If Modi was not averse to taking personal digs at Nitish last Sunday, the Bihar chief minister wasn’t shying off a close-to-the-skin joust either.

“I do not have the experience of being a tea boy,” he said, poking fun at Modi’s new positioning as an underdog. “But I come from a very humble and rural background and I have stayed close to the pain of the poor. I want to know what he has done for the poor. Only the rich are profiting in his state, the poor are suffering, but he never talks of the poor. JP, V.P. Singh, Charan Singh were not backward leaders but they understood their pain and did things for the poor, just being backward does not mean anything, it is what you do.”

Nitish travels to Delhi tomorrow to address a Left-sponsored event against communal forces, but he indicated he intends to keep his options on the future course open for the moment.

“I have not spoken to anyone yet,” he said, still teasing speculation over a tie-up with the Congress. “People are guessing, but we will take a decision at an appropriate time, whether we want to work with a front or something else.”

But the BJP option, he sounded firm, was closed. “I will reveal the story of how and why the break happened, but not today.
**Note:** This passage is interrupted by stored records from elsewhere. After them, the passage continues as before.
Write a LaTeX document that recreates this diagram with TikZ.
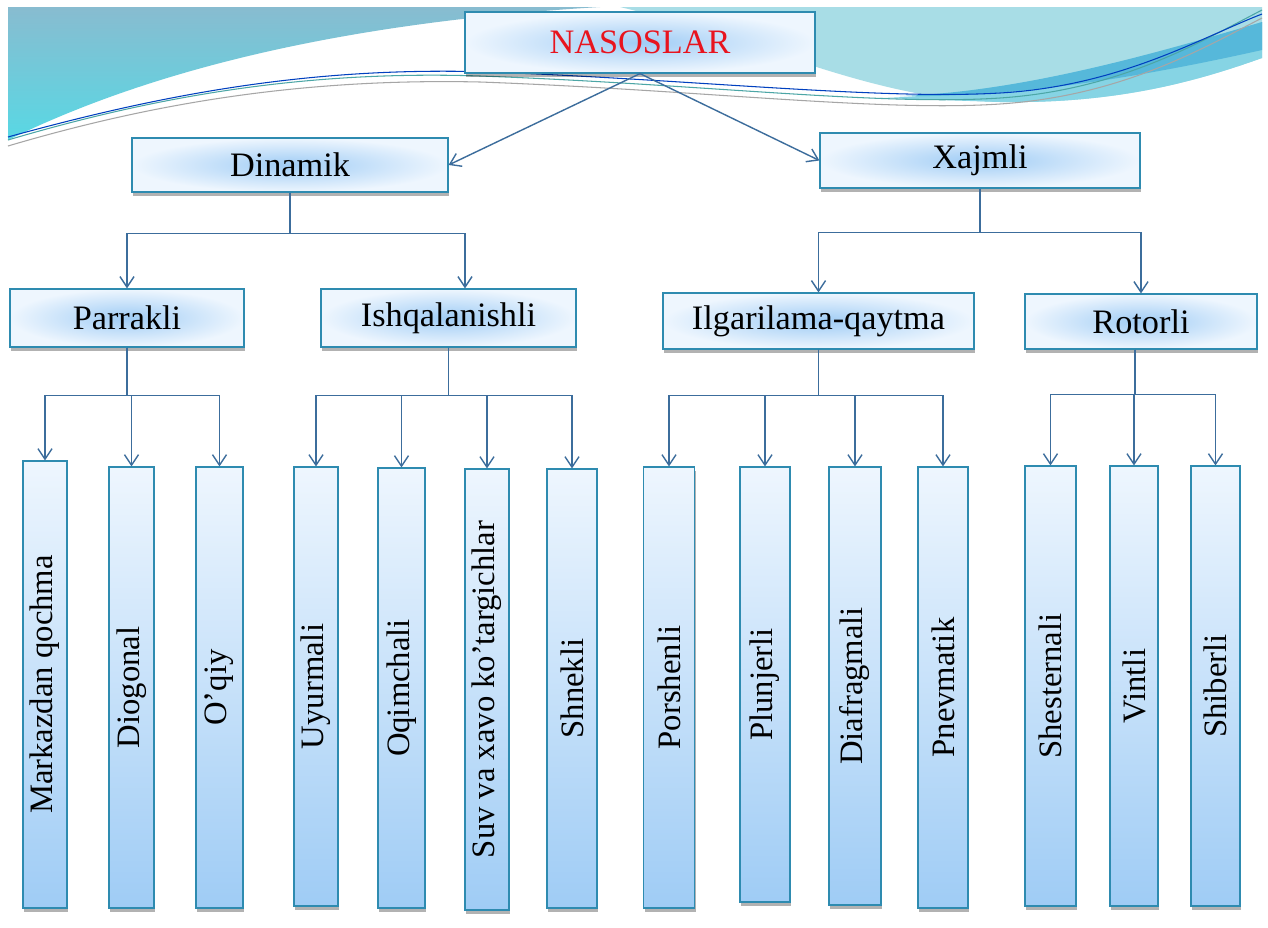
\documentclass[tikz,border=0pt]{standalone}
\usepackage{fontspec}
\setmainfont{Liberation Serif}
\usepackage{graphicx}
\usetikzlibrary{arrows.meta,shadows}

\definecolor{boxline}{HTML}{2E8BB0}
\definecolor{boxdeep}{HTML}{9FCCF5}
\definecolor{boxpale}{HTML}{EEF6FE}
\definecolor{linkblue}{HTML}{3C6D9C}
\definecolor{wavetop}{HTML}{88BCD0}
\definecolor{wavecyan}{HTML}{58D8E4}
\definecolor{wavelight}{HTML}{A8DDE6}
\definecolor{wavestrip}{HTML}{86D4E4}
\definecolor{waveband}{HTML}{56B8DA}
\definecolor{titlered}{HTML}{E8141E}

\begin{document}
\begin{tikzpicture}[
    x=0.02cm, y=-0.02cm,
    group/.style={rectangle, draw=boxline, line width=0.7pt, inner color=boxdeep, outer color=boxpale, font=\fontsize{19.5}{22}\selectfont, drop shadow={shadow xshift=0.6pt, shadow yshift=-2.2pt, opacity=0.3, fill=black}},
    kind/.style={rectangle, draw=boxline, line width=0.7pt, top color=boxpale, bottom color=boxdeep, inner sep=0pt, font=\fontsize{18.6}{21}\selectfont, drop shadow={shadow xshift=0.6pt, shadow yshift=-2.2pt, opacity=0.3, fill=black}},
    link/.style={-{Straight Barb[length=6pt,width=8pt]}, linkblue, line width=0.8pt},
    thread/.style={line width=0.6pt}
]
\useasboundingbox (0,0) rectangle (1268,927);
\fill[white] (0,0) rectangle (1268,927);

% --- Waves ---
\shade[top color=wavetop, bottom color=wavecyan] (8,7) -- (600,7) .. controls (300,25) and (120,85) .. (8,140) -- cycle;
\fill[wavelight] (620,7) -- (1262,7) -- (1262,58) .. controls (1200,80) and (1120,104) .. (1000,102) .. controls (870,100) and (760,40) .. (620,7);
\fill[wavestrip] (880,98) .. controls (1000,95) and (1150,60) .. (1262,22) -- (1262,58) .. controls (1200,80) and (1120,104) .. (1000,102) -- cycle;
\fill[waveband] (900,96) .. controls (1020,92) and (1150,55) .. (1262,22) -- (1262,50) .. controls (1150,75) and (1020,98) .. (900,96);
\draw[thread, teal!70] (8,140) .. controls (150,98) and (300,70) .. (480,76) .. controls (700,84) and (880,106) .. (1000,98) .. controls (1120,90) and (1200,42) .. (1262,10);
\draw[thread, gray!70] (8,146) .. controls (150,104) and (300,78) .. (480,82) .. controls (700,90) and (880,112) .. (1000,104) .. controls (1120,96) and (1200,50) .. (1262,18);
\draw[thread, blue!50!teal] (8,137) .. controls (160,95) and (310,66) .. (490,72) .. controls (700,80) and (880,100) .. (1000,93) .. controls (1120,86) and (1200,38) .. (1262,14);

% --- Upper levels ---
\node[group, minimum width=7cm, minimum height=1.22cm] (nasos) at (640,42.5) {\textcolor{titlered}{NASOSLAR}};
\node[group, minimum width=6.32cm, minimum height=1.08cm] (dinamik) at (290,165) {Dinamik};
\node[group, minimum width=6.4cm, minimum height=1.1cm] (xajmli) at (980,160.5) {Xajmli};
\node[group, minimum width=4.68cm, minimum height=1.16cm] (parrakli) at (127,318) {Parrakli};
\node[group, minimum width=5.1cm, minimum height=1.16cm] (ishq) at (448.5,318) {Ishqalanishli};
\node[group, minimum width=6.22cm, minimum height=1.12cm] (ilgar) at (818.5,321) {Ilgarilama-qaytma};
\node[group, minimum width=4.64cm, minimum height=1.1cm] (rotorli) at (1141,321.5) {Rotorli};

% --- Types ---
\node[kind, minimum width=0.88cm, minimum height=8.94cm] (mark) at (45,684.5) {\rotatebox{90}{Markazdan qochma}};
\node[kind, minimum width=0.9cm, minimum height=8.82cm] (diog) at (131.5,687.5) {\rotatebox{90}{Diogonal}};
\node[kind, minimum width=0.94cm, minimum height=8.82cm] (oqiy) at (219.5,687.5) {\rotatebox{90}{O’qiy}};
\node[kind, minimum width=0.88cm, minimum height=8.78cm] (uyur) at (316,686.5) {\rotatebox{90}{Uyurmali}};
\node[kind, minimum width=0.94cm, minimum height=8.8cm] (oqim) at (401.5,688) {\rotatebox{90}{Oqimchali}};
\node[kind, minimum width=0.88cm, minimum height=8.82cm] (suv) at (487,689.5) {\rotatebox{90}{Suv va xavo ko’targichlar}};
\node[kind, minimum width=1cm, minimum height=8.78cm] (shnek) at (572,688.5) {\rotatebox{90}{Shnekli}};
\node[kind, minimum width=1.02cm, minimum height=8.82cm] (porsh) at (669,687.5) {\rotatebox{90}{Porshenli}};
\node[kind, minimum width=1cm, minimum height=8.7cm] (plunj) at (765,684.5) {\rotatebox{90}{Plunjerli}};
\node[kind, minimum width=1.04cm, minimum height=8.76cm] (diaf) at (855,686) {\rotatebox{90}{Diafragmali}};
\node[kind, minimum width=1cm, minimum height=8.82cm] (pnev) at (943,687.5) {\rotatebox{90}{Pnevmatik}};
\node[kind, minimum width=1.02cm, minimum height=8.8cm] (shest) at (1050.5,686) {\rotatebox{90}{Shesternali}};
\node[kind, minimum width=0.96cm, minimum height=8.8cm] (vint) at (1134,686) {\rotatebox{90}{Vintli}};
\node[kind, minimum width=0.98cm, minimum height=8.8cm] (shib) at (1215.5,686) {\rotatebox{90}{Shiberli}};

% --- Links ---
\draw[link] (nasos.south) -- (dinamik.east);
\draw[link] (nasos.south) -- (xajmli.west);

\draw[link] (dinamik.south) -- ++(0,41) -| (parrakli.north);
\draw[link] (dinamik.south) -- ++(0,41) -| ([xshift=0.33cm]ishq.north);
\foreach \c in {ilgar,rotorli}
    \draw[link] (xajmli.south) -- ++(0,44) -| (\c.north);

\foreach \c in {mark,diog,oqiy}
    \draw[link] (parrakli.south) -- ++(0,48) -| (\c.north);
\foreach \c in {uyur,oqim,suv,shnek}
    \draw[link] (ishq.south) -- ++(0,48) -| (\c.north);
\foreach \c in {porsh,plunj,diaf,pnev}
    \draw[link] (ilgar.south) -- ++(0,46) -| (\c.north);
\foreach \c in {shest,vint,shib}
    \draw[link] ([xshift=-0.12cm]rotorli.south) -- ++(0,45) -| (\c.north);

\end{tikzpicture}
\end{document}
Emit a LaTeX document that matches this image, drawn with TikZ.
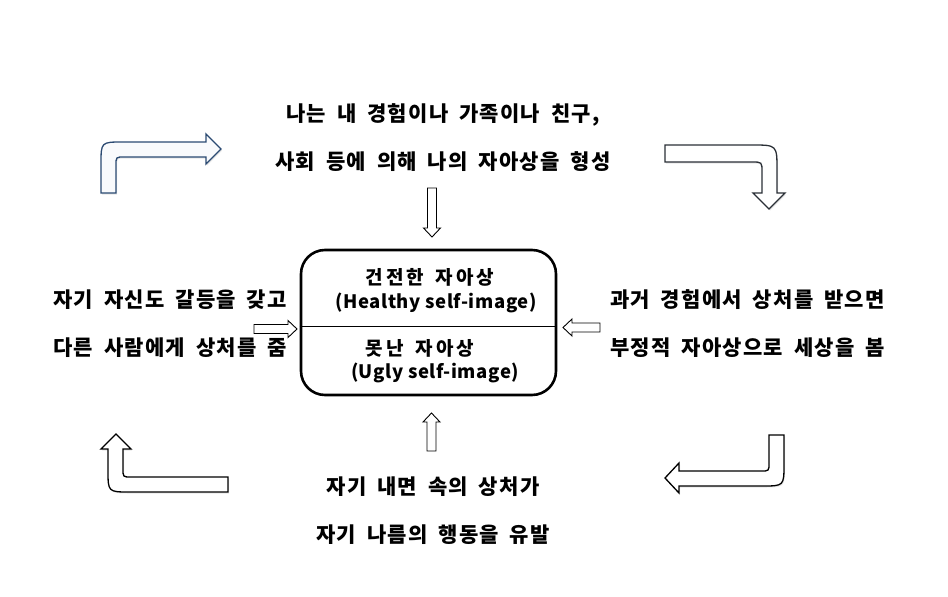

For today, only a hint. Who took me to meet Gadkari and what assurance was I given? Where was that assurance given? It will become who backstabbed who and who is responsible for breaking the alliance. It is them, not us. Who is the opportunist? Them, not us.”

That’s not an argument that will stop ringing over Bihar anytime soon. Neither the direct spat between Nitish and Modi, which has only just begun.